Items from a dataset
— begin —

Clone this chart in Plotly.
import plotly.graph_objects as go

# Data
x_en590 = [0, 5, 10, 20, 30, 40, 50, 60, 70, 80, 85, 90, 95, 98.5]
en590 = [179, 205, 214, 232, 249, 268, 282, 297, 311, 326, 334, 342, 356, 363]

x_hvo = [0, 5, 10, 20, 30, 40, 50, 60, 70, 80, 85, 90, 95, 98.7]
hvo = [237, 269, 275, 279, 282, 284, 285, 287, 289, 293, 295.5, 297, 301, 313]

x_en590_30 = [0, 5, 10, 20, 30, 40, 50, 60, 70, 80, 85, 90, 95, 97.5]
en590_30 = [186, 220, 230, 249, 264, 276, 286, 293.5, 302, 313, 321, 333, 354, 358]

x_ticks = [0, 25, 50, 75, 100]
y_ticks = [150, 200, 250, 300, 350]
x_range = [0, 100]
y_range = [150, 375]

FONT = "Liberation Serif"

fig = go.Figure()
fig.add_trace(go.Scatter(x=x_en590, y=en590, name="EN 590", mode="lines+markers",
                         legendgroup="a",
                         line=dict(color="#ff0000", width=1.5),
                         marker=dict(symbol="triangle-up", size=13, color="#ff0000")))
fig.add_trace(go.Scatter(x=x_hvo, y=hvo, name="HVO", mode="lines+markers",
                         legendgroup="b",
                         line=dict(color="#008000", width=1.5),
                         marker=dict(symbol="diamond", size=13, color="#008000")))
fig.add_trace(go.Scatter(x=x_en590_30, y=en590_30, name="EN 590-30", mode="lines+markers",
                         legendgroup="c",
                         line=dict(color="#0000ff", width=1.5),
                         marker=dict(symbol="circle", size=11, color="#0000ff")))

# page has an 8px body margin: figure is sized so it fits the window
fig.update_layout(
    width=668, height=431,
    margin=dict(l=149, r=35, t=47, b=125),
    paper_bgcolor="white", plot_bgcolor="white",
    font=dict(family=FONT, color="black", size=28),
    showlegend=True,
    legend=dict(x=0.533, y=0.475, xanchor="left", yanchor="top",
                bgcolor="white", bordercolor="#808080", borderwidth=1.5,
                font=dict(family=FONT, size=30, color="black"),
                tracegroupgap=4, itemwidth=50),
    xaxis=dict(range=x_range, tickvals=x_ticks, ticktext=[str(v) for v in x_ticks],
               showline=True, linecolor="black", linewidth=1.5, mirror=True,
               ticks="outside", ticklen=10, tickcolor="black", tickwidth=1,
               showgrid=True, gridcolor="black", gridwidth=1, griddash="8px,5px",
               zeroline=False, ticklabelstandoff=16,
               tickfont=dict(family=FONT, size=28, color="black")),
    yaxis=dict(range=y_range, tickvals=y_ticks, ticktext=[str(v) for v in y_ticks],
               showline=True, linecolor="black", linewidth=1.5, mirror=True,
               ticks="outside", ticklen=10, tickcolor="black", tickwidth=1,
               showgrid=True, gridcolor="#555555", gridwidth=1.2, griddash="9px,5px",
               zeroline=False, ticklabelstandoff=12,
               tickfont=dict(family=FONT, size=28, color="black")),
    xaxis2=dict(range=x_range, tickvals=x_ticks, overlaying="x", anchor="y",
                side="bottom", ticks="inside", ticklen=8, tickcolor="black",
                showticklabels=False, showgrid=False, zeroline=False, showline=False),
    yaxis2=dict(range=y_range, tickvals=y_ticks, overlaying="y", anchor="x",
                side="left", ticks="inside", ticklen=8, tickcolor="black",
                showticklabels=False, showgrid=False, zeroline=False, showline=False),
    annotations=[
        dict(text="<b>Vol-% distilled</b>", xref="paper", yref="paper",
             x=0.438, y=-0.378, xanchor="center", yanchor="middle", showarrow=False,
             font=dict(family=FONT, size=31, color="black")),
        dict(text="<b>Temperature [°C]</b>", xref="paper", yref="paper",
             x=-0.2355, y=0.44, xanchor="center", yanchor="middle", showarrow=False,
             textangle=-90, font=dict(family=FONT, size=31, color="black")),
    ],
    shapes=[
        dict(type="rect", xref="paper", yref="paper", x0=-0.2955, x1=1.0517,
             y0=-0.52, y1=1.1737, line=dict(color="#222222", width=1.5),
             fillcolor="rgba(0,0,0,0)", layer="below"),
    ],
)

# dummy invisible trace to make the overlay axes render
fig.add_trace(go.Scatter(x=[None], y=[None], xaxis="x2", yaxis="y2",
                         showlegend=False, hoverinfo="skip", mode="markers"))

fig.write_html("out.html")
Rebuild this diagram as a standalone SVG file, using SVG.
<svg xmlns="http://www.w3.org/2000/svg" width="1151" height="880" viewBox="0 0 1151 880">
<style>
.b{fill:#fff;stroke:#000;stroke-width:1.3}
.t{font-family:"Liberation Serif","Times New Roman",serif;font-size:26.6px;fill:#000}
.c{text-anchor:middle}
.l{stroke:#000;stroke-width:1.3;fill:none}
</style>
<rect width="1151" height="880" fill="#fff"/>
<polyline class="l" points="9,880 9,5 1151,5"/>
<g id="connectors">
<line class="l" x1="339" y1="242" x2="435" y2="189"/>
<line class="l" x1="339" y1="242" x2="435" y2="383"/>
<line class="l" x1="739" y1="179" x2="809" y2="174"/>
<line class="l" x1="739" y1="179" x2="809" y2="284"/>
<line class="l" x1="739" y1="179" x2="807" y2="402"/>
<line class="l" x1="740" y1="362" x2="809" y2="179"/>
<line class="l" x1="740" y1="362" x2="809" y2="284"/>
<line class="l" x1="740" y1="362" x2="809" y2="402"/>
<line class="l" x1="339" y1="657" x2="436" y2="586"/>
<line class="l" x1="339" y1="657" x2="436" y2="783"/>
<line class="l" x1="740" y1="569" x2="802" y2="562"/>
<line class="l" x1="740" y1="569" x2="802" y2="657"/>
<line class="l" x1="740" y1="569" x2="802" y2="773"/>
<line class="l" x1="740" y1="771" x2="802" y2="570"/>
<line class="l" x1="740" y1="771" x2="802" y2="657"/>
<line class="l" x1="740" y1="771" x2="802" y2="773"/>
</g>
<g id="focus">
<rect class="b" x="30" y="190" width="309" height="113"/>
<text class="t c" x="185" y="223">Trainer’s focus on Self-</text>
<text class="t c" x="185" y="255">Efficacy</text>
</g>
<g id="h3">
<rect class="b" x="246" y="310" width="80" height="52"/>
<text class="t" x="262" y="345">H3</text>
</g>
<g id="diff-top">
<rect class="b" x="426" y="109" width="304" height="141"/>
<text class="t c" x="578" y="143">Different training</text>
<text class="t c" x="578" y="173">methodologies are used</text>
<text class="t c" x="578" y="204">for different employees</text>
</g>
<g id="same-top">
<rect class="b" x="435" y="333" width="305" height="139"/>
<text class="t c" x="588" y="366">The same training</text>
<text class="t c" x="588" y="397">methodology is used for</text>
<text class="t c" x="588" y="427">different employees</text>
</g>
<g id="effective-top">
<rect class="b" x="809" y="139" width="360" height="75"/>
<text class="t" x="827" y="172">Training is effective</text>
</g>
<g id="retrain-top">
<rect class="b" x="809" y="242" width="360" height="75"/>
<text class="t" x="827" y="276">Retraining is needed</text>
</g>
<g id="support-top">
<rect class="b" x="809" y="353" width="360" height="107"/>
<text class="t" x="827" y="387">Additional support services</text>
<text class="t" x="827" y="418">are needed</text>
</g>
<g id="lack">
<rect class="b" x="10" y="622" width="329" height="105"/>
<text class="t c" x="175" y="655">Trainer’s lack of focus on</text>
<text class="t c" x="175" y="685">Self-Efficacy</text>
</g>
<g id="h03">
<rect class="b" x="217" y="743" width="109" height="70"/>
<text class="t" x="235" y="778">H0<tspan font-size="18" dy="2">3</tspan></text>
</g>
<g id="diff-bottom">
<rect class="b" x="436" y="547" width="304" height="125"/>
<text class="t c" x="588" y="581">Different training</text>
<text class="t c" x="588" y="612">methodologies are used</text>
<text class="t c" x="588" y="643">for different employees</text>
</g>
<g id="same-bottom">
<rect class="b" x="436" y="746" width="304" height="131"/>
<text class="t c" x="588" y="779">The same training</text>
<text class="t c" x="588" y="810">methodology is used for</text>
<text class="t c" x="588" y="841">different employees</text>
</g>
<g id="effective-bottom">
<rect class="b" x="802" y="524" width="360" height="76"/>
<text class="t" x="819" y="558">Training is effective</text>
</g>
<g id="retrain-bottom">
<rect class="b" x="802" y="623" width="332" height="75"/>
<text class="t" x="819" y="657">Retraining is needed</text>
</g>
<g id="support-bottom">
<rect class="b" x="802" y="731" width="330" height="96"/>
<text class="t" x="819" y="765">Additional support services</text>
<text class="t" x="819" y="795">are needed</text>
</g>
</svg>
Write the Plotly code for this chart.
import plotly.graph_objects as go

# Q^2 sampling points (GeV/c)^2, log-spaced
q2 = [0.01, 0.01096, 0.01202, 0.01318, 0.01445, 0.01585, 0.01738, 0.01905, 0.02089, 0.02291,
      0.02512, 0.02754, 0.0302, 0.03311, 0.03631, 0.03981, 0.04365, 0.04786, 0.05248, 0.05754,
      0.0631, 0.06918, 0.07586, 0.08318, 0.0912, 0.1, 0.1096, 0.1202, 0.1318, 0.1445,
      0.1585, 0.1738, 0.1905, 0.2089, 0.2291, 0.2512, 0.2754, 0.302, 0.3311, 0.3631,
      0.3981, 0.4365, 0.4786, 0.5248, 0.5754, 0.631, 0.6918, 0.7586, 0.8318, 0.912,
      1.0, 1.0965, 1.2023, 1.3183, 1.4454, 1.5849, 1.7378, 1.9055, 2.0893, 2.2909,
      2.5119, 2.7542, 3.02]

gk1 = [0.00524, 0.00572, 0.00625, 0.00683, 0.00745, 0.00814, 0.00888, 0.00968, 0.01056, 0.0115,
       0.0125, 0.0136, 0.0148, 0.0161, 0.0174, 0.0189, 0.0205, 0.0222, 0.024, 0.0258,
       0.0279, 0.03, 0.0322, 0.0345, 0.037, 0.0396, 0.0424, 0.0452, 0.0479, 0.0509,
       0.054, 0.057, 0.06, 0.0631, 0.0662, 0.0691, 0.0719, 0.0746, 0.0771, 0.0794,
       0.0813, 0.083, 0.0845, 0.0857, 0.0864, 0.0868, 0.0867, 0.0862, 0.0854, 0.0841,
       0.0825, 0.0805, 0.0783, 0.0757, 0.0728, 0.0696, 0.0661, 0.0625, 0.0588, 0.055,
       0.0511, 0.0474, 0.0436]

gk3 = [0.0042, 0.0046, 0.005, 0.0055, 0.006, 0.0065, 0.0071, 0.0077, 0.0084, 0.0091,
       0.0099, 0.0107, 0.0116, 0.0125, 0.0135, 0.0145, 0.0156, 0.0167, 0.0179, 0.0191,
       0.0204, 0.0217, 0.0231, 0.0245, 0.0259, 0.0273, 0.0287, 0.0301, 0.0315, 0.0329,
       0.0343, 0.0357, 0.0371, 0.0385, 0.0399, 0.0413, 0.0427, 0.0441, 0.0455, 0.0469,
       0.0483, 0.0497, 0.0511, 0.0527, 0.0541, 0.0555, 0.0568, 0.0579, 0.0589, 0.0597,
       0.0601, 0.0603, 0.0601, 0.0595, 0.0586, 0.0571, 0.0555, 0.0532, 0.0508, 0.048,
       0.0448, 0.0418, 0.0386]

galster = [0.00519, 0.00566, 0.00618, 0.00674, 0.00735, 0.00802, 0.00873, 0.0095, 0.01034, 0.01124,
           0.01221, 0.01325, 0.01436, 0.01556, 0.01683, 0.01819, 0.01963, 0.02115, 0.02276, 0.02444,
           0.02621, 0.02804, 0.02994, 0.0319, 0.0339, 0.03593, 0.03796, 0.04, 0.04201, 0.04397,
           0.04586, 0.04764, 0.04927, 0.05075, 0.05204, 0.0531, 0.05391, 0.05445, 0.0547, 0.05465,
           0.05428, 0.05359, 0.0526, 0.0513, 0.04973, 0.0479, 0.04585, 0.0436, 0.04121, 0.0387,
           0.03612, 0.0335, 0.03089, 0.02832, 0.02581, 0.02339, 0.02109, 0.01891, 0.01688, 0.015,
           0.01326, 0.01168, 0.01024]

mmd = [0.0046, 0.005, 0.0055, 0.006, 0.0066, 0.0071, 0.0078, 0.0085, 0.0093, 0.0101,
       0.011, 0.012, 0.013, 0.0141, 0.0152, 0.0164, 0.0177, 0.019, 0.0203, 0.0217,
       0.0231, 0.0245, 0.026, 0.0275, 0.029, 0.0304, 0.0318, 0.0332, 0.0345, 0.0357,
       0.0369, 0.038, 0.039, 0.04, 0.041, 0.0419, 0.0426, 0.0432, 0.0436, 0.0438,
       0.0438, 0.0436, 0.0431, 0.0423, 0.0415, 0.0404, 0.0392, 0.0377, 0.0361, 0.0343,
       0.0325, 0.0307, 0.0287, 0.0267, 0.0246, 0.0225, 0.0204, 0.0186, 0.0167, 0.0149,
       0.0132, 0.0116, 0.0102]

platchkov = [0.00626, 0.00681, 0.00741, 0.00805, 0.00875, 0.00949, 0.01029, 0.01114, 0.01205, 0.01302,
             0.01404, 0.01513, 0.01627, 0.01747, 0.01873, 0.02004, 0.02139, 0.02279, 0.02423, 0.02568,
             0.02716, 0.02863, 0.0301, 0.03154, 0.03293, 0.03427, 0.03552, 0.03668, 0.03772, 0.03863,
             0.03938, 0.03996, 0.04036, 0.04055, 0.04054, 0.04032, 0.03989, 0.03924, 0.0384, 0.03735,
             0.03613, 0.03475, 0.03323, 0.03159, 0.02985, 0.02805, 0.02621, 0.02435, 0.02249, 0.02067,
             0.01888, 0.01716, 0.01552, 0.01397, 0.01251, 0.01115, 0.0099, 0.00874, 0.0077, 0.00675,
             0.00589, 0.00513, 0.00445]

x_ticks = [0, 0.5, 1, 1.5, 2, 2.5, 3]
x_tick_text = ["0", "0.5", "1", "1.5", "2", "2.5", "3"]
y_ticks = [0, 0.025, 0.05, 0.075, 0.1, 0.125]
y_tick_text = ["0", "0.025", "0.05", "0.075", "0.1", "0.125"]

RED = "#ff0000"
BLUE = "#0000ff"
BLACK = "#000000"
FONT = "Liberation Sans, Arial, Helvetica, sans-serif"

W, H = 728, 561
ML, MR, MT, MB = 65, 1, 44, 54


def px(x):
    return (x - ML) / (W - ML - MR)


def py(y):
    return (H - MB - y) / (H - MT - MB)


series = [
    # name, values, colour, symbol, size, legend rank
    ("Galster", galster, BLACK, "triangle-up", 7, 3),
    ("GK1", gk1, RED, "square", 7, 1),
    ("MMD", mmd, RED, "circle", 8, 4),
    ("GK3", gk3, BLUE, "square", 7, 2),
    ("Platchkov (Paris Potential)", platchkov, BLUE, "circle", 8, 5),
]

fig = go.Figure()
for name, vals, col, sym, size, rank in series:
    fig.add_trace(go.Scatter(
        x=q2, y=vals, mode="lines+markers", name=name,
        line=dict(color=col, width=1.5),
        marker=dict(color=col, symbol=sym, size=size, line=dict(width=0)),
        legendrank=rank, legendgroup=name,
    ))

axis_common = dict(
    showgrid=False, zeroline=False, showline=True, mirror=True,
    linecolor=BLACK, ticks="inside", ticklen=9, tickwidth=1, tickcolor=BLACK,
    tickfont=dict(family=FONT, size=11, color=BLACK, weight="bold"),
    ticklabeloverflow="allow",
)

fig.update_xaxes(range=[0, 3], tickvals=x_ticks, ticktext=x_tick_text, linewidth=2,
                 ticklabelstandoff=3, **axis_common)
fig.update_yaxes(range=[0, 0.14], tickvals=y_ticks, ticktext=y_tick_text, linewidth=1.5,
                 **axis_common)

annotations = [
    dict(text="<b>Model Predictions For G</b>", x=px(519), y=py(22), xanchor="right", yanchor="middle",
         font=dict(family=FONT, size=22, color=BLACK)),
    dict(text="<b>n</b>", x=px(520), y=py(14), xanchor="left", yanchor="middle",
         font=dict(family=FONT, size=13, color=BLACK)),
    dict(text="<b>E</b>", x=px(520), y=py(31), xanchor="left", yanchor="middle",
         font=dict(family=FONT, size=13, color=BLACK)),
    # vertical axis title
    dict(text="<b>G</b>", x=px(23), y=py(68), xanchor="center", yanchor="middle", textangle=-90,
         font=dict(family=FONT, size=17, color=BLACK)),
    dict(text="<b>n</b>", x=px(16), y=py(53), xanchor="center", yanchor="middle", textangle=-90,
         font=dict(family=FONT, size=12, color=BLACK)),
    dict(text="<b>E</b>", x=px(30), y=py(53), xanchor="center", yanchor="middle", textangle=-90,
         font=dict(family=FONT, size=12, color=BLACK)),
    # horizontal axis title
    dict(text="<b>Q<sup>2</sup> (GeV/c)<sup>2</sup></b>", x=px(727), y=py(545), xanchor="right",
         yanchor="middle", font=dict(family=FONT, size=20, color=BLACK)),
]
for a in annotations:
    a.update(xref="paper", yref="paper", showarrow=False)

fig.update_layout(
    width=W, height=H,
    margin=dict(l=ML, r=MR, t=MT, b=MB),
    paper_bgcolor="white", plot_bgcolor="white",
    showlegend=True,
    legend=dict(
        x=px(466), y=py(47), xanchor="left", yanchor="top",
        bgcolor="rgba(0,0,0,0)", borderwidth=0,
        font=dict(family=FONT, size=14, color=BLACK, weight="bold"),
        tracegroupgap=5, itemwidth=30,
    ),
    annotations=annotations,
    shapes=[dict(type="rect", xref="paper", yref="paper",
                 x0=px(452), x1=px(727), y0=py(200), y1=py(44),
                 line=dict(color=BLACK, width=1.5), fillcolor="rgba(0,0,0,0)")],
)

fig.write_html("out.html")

— end —

### Given instruction
In the listing above, find the line with "Write the Plotly code for this chart." and the line with "2.5119, 2.7542, 3.02]". Output those two lines and every line between them, exactly as written.

### Solution below
Write the Plotly code for this chart.
import plotly.graph_objects as go

# Q^2 sampling points (GeV/c)^2, log-spaced
q2 = [0.01, 0.01096, 0.01202, 0.01318, 0.01445, 0.01585, 0.01738, 0.01905, 0.02089, 0.02291,
      0.02512, 0.02754, 0.0302, 0.03311, 0.03631, 0.03981, 0.04365, 0.04786, 0.05248, 0.05754,
      0.0631, 0.06918, 0.07586, 0.08318, 0.0912, 0.1, 0.1096, 0.1202, 0.1318, 0.1445,
      0.1585, 0.1738, 0.1905, 0.2089, 0.2291, 0.2512, 0.2754, 0.302, 0.3311, 0.3631,
      0.3981, 0.4365, 0.4786, 0.5248, 0.5754, 0.631, 0.6918, 0.7586, 0.8318, 0.912,
      1.0, 1.0965, 1.2023, 1.3183, 1.4454, 1.5849, 1.7378, 1.9055, 2.0893, 2.2909,
      2.5119, 2.7542, 3.02]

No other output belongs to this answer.